:: Task to complete ::
Pictures stay out. Extract the lines below from the first one through the line with "24, 27, 30]", both included.

:: Data section ::
—————

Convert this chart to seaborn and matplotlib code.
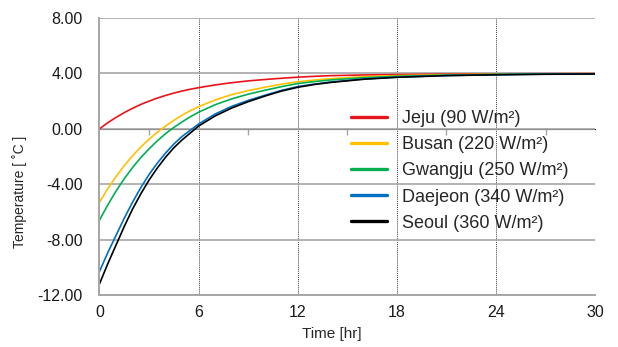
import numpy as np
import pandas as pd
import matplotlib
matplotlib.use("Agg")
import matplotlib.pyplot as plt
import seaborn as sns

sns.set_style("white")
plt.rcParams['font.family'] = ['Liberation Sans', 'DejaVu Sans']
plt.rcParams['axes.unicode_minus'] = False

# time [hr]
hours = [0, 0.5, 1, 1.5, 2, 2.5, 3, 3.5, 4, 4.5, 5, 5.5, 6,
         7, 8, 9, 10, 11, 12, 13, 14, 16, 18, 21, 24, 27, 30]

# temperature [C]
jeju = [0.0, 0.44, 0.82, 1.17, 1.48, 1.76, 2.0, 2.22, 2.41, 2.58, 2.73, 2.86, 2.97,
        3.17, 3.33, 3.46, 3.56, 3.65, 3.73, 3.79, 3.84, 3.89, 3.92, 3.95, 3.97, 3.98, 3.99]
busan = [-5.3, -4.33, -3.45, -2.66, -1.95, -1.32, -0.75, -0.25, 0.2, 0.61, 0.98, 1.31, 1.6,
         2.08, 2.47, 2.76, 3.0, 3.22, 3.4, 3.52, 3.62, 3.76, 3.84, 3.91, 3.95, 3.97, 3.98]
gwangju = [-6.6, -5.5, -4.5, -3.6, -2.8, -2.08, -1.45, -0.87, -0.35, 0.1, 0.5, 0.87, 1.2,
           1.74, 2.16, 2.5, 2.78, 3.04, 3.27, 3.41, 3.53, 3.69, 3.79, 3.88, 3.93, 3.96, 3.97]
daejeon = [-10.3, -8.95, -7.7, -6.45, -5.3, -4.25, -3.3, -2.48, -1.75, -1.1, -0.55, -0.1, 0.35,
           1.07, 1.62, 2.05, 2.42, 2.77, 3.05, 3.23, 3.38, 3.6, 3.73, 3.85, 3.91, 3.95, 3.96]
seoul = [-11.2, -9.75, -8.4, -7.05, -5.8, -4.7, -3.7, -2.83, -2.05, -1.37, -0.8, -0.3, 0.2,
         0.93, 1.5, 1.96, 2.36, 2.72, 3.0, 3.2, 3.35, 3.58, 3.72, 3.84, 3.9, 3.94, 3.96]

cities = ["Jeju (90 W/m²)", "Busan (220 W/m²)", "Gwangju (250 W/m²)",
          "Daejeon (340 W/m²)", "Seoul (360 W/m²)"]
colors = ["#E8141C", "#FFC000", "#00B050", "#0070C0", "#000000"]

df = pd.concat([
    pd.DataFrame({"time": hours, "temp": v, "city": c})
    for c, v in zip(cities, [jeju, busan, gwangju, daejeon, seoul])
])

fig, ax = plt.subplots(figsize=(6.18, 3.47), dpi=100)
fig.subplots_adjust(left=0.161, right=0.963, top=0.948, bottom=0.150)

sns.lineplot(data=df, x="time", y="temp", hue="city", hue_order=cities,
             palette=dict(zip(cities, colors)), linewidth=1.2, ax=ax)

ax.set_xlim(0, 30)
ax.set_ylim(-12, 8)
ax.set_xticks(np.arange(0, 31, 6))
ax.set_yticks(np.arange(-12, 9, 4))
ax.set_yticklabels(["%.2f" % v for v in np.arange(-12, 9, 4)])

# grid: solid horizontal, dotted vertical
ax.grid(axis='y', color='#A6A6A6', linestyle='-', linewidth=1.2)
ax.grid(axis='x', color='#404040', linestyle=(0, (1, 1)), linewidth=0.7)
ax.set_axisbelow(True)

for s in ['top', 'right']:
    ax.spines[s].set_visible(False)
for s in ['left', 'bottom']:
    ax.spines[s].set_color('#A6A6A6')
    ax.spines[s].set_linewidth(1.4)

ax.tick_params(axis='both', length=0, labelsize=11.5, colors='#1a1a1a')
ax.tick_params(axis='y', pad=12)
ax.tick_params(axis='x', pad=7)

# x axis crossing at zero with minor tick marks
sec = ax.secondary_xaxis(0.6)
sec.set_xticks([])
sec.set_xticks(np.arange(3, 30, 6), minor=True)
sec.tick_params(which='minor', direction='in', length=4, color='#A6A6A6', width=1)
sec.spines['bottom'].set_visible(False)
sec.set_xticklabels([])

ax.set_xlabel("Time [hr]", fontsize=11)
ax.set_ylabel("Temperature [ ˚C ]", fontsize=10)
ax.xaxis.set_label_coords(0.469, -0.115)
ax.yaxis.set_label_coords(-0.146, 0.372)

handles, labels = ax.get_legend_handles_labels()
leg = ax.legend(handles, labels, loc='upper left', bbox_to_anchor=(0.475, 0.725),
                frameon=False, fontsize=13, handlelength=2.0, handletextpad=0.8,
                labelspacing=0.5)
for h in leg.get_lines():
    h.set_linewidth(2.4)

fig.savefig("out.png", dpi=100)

—————

:: Full solution ::
Convert this chart to seaborn and matplotlib code.
import numpy as np
import pandas as pd
import matplotlib
matplotlib.use("Agg")
import matplotlib.pyplot as plt
import seaborn as sns

sns.set_style("white")
plt.rcParams['font.family'] = ['Liberation Sans', 'DejaVu Sans']
plt.rcParams['axes.unicode_minus'] = False

# time [hr]
hours = [0, 0.5, 1, 1.5, 2, 2.5, 3, 3.5, 4, 4.5, 5, 5.5, 6,
         7, 8, 9, 10, 11, 12, 13, 14, 16, 18, 21, 24, 27, 30]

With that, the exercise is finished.